The destructive Pull-Him-Down syndrome is easily inflamed by certain negative cultural practices such as juju-marabou, witchcraft and some of the disoriented booming spiritual churches. Kufour’s new national orientation is not new: from the superb values of the 56 ethnic groups that make up Ghana to the various governments Ghana has come to experience, any time there is a fall in morals, which undermine progress, concerned citizens rise up to regenerate morality and discipline to re-civilize society for progress. This is borne out of Ghanaians traditional beliefs that at the heart of all progress is sound morality. Okomfo Anokye and other traditional sages/spiritualists extolled this in their respective nation-states’ creation and progress.

Aptly, Kufour’s re-civilization program is partly captured in development theorist Jared Diamond’s "Collapse: How Societies Choose to Fail or Succeed," which argues that among the five major reasons for the collapse of societies are environmental damages, such as the extremely poor sanitation scenes of Ghanaian cities today, and how society respond to internal and environmental problems, as the ruling elites and the mass media are doing. From the Centre for Civic Education, which was headed by the late Prime Minister, Dr. Kofi Busia, in the latter part of the 1960s, to the Jerry Rawlings’ military juntas, Ghanaian political elites have grappled with civic virtues and progress. However, the increase in population today means increase in civic tribulations, with its attendant sanitation crisis, demands an all out attack not only from the increasingly burdened mass media, but also traditional institutions, civic society, and the booming religious bodies that have an intense grip on the minds of Ghanaians.

Re-civilizing Ghana? Yes. Why? Because Kwamena Bartels(photo), the Kufour Castle’s national orientation czar, says there is something wrong with Ghanaian civilization and that the best way to re-civilize the Ghanaian society is through “national orientation.” Part of the reason for re-nurturing of Ghanaian “nationalism,” as Bartels says instead of re-civilization, and by extension patriotism, as Foreign Minister, Nana Akuffo Addo’s “redefining patriotism” indicates, is to deeply open up Ghanaian indigenous traditional values and mix them with “Western” values. Despite National Orientation being added to the Information Ministry, the emerging issue of re-civilizing the Ghanaian society in the bid to tackle its development challenges is to bring the National Commission for Civic Education (NCCE), which deals more with constitutional education, and the National House of Chiefs, which is a reservoir of traditional values, on board the national orientation game, especially in minting the orientation policies.

In a country dazzled by Asian countries successes, Bartels can go the Singaporean way by raising Ghanaian traditional secular customs, practices, and attitudes in her new national orientation schema.

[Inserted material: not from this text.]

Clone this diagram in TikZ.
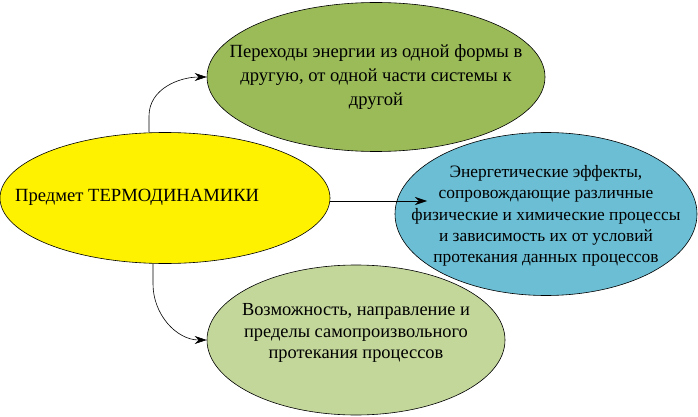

During the 1990s, in the distinctive Singaporean way, as part of her national orientation, the "Singaporean identity" was extolled in the form of “proper balance between cosmopolitan and traditional values” in her national civic education. This preoccupied the Singaporean leadership in their development process, making the country not only one of the most disciplined in the world but also one of the cleanest. In this sense, Bartels and the elites should appropriate the rich Ghanaian traditional values such as the concept of communalism by blurring and melting the seeming dichotomy between “Western” and “Ghanaian” habits and behaviour in the national orientation program.

In this sense, Ghanaian roots and values drawn from the 56 ethnic groups that form Ghana will drive the new national orientation. This will make the national orientation reflect distinctive Ghanaian meaning in the discussions and day-to-day decisions of Ghanaians such as orderliness, discouraging littering, driving properly, and slum clearance.